* _SET PROBLEM_:
Every line of the data that contains the string "this" must be copied.

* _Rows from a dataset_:
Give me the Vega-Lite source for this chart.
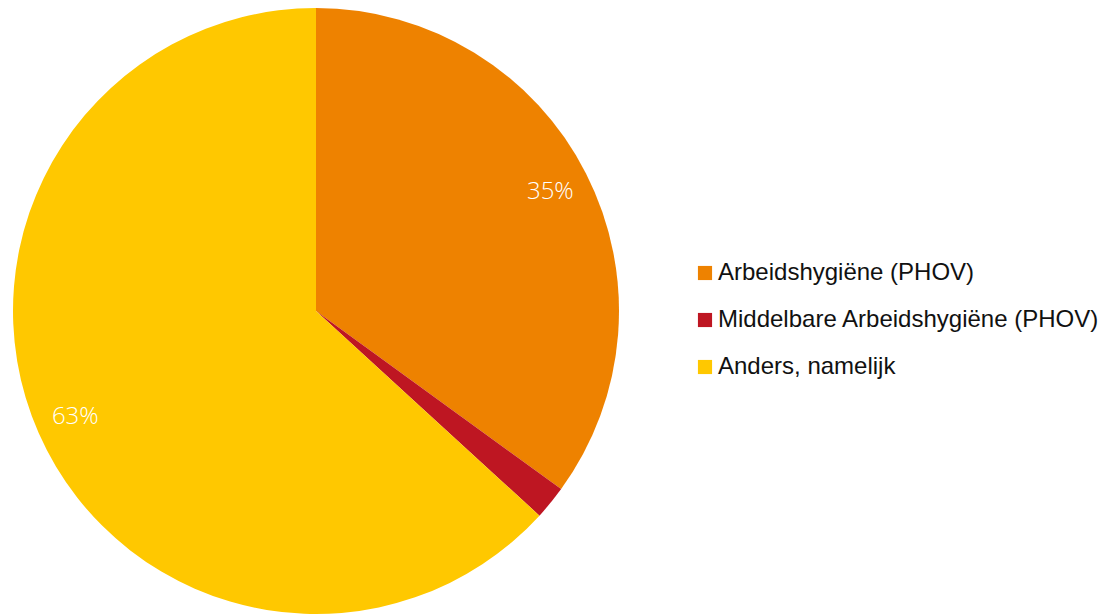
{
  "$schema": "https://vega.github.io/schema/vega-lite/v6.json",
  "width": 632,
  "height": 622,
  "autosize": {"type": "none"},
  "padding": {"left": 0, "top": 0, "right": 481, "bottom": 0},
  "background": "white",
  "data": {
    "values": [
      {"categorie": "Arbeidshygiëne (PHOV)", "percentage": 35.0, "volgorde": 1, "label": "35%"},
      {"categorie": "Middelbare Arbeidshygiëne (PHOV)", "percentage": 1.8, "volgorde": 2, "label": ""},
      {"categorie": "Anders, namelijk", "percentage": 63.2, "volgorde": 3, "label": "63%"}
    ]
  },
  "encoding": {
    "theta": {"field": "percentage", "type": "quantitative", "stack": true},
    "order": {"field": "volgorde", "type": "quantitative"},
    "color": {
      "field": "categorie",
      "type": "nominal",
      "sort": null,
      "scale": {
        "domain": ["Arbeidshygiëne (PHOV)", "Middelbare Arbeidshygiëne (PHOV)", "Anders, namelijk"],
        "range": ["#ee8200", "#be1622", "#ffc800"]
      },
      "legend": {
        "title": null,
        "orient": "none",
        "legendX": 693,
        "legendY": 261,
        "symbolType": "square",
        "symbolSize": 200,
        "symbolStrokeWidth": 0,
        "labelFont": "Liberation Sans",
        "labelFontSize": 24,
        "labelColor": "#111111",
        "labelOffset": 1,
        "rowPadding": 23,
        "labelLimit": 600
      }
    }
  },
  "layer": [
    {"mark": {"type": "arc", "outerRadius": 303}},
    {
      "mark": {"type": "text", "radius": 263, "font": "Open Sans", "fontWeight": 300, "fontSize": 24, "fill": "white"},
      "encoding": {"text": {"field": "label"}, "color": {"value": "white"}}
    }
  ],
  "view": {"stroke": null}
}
==
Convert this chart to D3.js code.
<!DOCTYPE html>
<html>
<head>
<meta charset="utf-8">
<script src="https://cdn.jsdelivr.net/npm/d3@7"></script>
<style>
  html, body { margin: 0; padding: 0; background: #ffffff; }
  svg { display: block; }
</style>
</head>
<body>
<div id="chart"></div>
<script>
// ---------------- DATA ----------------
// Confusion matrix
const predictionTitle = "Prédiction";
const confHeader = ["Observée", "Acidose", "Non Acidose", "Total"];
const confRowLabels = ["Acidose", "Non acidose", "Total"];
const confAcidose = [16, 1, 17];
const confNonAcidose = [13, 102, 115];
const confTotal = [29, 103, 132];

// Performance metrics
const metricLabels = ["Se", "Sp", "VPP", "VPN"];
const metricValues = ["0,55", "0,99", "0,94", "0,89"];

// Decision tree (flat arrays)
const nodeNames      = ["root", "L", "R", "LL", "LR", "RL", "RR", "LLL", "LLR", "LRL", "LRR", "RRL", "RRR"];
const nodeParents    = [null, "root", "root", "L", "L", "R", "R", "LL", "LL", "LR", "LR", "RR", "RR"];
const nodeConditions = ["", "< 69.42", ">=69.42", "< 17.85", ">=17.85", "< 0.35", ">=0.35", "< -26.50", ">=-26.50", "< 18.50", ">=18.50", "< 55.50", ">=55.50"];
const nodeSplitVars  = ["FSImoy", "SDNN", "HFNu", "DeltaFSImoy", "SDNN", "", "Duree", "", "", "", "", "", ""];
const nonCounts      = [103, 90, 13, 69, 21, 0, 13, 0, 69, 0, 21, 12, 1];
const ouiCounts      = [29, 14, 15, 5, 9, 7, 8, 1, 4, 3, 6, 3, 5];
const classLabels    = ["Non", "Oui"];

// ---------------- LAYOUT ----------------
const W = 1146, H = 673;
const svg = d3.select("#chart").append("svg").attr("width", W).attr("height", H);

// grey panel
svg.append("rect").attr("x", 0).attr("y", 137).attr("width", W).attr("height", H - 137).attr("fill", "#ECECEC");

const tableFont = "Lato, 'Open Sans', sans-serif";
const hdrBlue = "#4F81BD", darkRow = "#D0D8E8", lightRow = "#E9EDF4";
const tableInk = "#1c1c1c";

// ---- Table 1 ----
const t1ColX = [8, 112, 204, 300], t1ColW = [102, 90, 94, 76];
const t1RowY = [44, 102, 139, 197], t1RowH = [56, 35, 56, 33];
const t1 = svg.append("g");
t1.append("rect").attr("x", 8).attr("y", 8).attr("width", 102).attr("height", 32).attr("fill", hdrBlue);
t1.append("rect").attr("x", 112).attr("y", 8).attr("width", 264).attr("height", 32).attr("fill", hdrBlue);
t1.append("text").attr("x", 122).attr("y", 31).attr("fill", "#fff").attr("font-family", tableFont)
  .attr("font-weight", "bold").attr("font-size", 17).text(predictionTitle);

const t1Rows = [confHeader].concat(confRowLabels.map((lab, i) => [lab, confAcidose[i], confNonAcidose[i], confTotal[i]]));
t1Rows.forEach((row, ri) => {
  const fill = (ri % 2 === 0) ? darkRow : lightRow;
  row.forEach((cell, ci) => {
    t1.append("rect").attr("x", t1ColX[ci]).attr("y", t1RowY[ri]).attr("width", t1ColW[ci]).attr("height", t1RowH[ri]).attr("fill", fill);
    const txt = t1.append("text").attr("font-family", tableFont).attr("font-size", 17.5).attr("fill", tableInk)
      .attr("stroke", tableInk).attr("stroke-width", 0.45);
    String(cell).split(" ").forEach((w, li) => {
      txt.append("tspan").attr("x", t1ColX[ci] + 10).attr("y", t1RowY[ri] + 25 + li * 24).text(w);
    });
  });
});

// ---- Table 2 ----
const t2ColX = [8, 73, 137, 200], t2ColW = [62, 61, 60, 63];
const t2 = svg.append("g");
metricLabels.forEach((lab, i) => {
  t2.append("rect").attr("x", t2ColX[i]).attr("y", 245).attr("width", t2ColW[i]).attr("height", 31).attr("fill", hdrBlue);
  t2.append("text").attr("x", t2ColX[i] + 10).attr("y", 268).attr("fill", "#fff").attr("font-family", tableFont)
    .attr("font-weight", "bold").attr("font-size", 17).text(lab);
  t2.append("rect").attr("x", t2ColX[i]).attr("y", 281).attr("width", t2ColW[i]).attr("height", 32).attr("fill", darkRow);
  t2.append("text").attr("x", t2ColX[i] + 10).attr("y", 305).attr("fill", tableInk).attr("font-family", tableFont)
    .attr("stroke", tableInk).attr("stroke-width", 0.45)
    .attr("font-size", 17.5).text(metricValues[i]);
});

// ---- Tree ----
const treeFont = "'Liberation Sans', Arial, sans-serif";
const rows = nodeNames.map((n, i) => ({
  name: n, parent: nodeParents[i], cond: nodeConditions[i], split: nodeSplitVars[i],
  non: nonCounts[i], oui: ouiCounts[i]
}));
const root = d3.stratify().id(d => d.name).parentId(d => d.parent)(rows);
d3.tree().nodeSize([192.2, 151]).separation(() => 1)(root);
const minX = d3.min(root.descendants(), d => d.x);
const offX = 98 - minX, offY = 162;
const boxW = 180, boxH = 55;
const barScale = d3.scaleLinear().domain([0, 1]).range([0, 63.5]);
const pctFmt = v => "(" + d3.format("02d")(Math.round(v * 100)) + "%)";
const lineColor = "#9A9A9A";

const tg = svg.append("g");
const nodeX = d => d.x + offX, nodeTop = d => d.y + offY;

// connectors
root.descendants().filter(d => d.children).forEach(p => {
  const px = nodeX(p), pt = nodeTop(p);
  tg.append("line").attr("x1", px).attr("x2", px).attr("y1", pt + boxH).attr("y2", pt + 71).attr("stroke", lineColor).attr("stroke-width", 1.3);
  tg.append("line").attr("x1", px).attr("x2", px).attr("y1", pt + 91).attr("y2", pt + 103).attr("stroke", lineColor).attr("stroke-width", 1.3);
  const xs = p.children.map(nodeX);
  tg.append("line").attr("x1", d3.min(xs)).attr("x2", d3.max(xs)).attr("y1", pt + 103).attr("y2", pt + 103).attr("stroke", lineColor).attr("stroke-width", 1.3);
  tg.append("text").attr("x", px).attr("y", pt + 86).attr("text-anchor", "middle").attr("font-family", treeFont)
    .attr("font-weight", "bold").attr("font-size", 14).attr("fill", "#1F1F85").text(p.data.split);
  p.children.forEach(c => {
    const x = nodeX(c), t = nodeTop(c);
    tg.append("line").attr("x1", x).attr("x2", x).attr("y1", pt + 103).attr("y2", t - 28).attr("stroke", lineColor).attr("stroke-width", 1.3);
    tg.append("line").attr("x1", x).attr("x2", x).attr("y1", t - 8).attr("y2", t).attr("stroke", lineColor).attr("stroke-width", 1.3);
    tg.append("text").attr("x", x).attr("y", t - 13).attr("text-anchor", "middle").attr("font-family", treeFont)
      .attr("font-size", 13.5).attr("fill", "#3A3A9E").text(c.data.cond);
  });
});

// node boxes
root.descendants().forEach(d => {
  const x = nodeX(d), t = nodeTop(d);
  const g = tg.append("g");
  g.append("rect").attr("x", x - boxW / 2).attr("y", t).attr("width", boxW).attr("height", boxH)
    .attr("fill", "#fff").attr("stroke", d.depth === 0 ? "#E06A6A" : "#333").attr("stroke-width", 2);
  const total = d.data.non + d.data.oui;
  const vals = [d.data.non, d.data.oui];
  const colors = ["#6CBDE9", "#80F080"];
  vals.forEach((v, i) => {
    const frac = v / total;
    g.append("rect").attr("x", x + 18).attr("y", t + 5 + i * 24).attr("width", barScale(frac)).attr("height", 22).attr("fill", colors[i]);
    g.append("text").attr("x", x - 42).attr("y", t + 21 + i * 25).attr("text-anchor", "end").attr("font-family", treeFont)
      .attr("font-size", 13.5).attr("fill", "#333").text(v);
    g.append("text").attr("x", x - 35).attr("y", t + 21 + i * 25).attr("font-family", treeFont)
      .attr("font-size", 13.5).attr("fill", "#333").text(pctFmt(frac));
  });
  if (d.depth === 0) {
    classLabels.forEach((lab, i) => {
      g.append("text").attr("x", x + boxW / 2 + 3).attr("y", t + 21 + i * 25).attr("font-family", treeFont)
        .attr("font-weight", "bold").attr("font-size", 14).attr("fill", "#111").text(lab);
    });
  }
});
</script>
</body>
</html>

* _FINAL RESULT_:
Give me the Vega-Lite source for this chart.
Convert this chart to D3.js code.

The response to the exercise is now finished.